A Few Words About Gaps
A gap is formed when the latest quotes on Friday are significantly different from the open price next Monday. The chart immediately forms a gap and you can’t confuse it with anything. If the two nearest candles are at a great distance from each other, then you are looking at a gap. The reason for the gap is the huge number of accumulated orders. At the time of the market opening on Monday, all positions left for the weekend are executed at once and the price jumps.
Gaps are not formed every week. On average, gaps appear approximately once a month on each trading instrument. This occurs when the amount of buy orders significantly exceeds the sell orders and vice versa.
Useful Property of Gaps
The opportunity to earn on gaps exists due to the desire of these gaps to close. That is, if the price jumped to the upside, then with a high probability it will turn around and go down to close that jump. The process works the same way in the opposite direction.
Such market behavior is fairly easy to explain. A sharp change in price on Monday activates a lot of pending orders. Stop Loss levels of these orders are usually set around Friday’s close price. Knowing this, experienced market participants are trying to activate these levels and make some money.
If you ask about further price movement, I should say that you can’t predict its action after the gap is closed.
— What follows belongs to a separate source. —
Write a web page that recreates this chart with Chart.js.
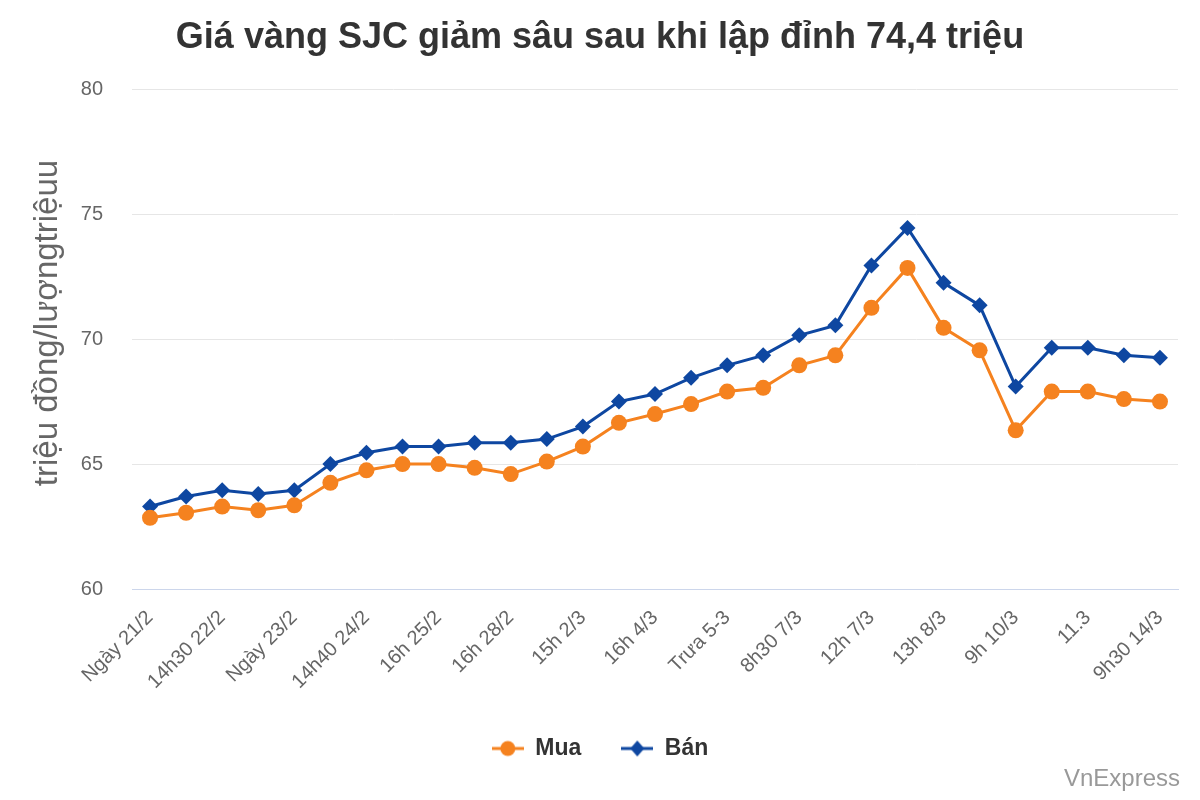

The price behaves unpredictably. Therefore, it is important to use your chance and make profits on price reversal after the gap.
Remember, however, that the gaps are not closed in 100% of cases. Sometimes the market continues to move in the direction of the gap. Most often this is caused by some fundamental events or in the case of a strong trend.
Gap Trading Strategy
The percentage of gap closure varies depending on a trading instrument. The highest percentage is in the following 4 currency pairs:
- EURUSD - around 66%
- EURJPY - around 70-71%
- GBPUSD - around 70-71%
- GBPJPY - around 70-71%
If you want to make money on a gap, open the charts for all 4 pairs. This way you increase your chances to find a gap that will most likely close.
You can use any timeframe convenient you prefer. However, due to the fact that you enter the trade half an hour after the market opens, I advise you to use the M30 chart. Each candle there will show exactly 30 minutes.
Your actions are pretty simple:
- Find a gap on the chart.
- Check the size of the gap. It should exceed 20 points, otherwise, the chance of the gap closing is too low.
- Wait for the close of the first 30-minute candle. According to statistics, the gap will not start to close before that.
- If the gap was moving to the upside, then we are looking for a sell entry point. If the price jumped down - look for a buy trade.
- Set the Take Profit level. For an upward gap, set the level just above the high of last Friday’s candle at M30. For the downward gap set the level 3-4 points below the low level of that last candle. You shouldn't be guided by the closing price on Friday, as the gap seeks to close but not exactly at the closure level. Relying on the high or low of the candle we give ourselves room for maneuver.
- Set the Stop Loss level. It is very important to correctly calculate the level since before the gap closes, the market can fluctuate greatly and go in the direction you don’t need. It usually happens as the experienced market participants try to knock out traders who make a profit on gaps. The ideal distance to Stop Loss would be the distance to Take Profit times 1.5 plus a couple more points. If you take the coefficient higher or lower, then you risk suffering losses or your position will be closed by Stop Loss too early.
When You Shouldn’t Enter the Trade
In addition to the minimum gap size of 20 points, you should pay attention to the distance between the first M30 candle on Monday and your potential target. It happens that the first candlestick on Monday moves towards the gap. The distance to the potential Take Profit is sharply reduced and in this case, it is not worth entering the trade. Make sure your potential profit is at least 20 points away. Otherwise, the potential income will not be worth the risks involved.
Gap Trading Drawbacks
- 29-34% chance that the gap will not close. However, the chance of a successful outcome of 66-71% is quite high. We can say that it is worth trying.
- Gaps are pretty rare. Even taking into account all 4 trading instruments, you will open about 5 transactions per month. If you want to take advantage of trading on gaps, then use it as an addition to your basic strategy.
- Most gaps close within a few hours. Some, however, might take up to 24 hours. If you are a day trader, this might mean that you will have to close your position before you get all potential profits.
The strategy is quite simple and has a high chance of success. Just follow the plan and some of your trading weeks will begin with additional profit.